*What is required*. Output the first line of the listing and each line after it, up to and including the line that contains "import pandas as pd", exactly as written, minus the pictures.

*Data section*.
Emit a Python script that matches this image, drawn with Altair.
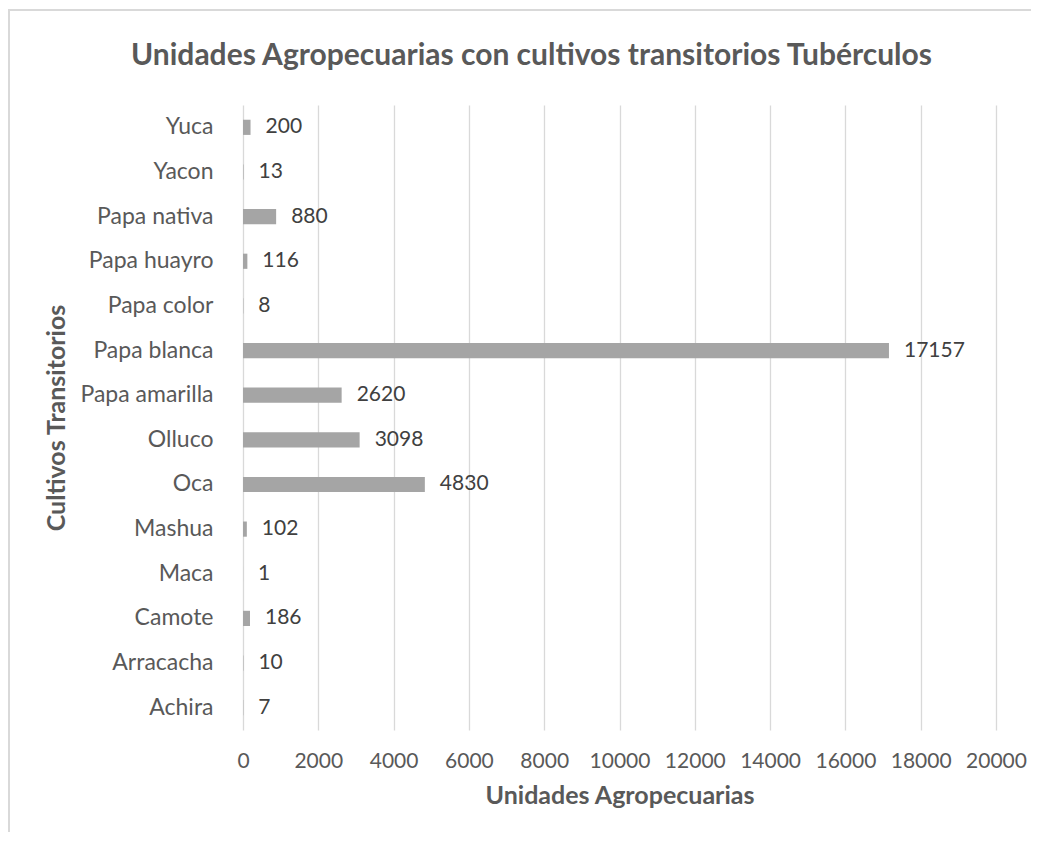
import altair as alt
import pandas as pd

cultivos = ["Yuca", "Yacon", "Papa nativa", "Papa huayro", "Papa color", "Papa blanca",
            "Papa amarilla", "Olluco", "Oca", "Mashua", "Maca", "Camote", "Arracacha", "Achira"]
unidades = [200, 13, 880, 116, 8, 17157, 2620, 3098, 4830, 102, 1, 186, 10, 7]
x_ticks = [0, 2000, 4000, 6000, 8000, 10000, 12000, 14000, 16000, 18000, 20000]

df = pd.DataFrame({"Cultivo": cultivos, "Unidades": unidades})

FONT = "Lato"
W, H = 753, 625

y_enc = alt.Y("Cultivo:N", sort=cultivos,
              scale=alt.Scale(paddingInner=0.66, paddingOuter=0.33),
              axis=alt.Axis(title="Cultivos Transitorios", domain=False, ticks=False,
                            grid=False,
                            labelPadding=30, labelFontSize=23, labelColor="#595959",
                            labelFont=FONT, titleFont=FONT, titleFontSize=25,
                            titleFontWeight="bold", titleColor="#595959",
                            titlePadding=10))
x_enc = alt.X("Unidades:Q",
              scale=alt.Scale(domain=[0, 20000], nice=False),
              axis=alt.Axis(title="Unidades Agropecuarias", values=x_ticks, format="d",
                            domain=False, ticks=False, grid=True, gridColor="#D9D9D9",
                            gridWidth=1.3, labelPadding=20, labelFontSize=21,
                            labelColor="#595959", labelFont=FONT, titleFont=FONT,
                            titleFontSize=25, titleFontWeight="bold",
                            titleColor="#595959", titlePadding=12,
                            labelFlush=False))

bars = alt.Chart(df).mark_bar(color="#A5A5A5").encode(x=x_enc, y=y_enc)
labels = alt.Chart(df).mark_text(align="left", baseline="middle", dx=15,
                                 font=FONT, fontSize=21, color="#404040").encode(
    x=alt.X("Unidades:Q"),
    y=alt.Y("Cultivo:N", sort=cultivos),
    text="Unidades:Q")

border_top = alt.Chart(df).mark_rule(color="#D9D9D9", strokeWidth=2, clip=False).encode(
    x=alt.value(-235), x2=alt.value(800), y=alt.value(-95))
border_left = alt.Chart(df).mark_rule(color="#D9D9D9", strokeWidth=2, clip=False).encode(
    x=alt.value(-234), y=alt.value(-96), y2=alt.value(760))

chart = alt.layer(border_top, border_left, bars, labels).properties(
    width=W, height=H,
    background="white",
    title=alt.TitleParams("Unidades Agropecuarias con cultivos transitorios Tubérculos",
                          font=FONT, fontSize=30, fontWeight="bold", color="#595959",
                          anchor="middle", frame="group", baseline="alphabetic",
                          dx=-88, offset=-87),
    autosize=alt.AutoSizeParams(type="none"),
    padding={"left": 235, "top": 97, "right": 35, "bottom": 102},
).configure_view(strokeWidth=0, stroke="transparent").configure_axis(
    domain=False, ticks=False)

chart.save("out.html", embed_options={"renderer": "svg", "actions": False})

*Exercise output*.
Emit a Python script that matches this image, drawn with Altair.
import altair as alt
import pandas as pd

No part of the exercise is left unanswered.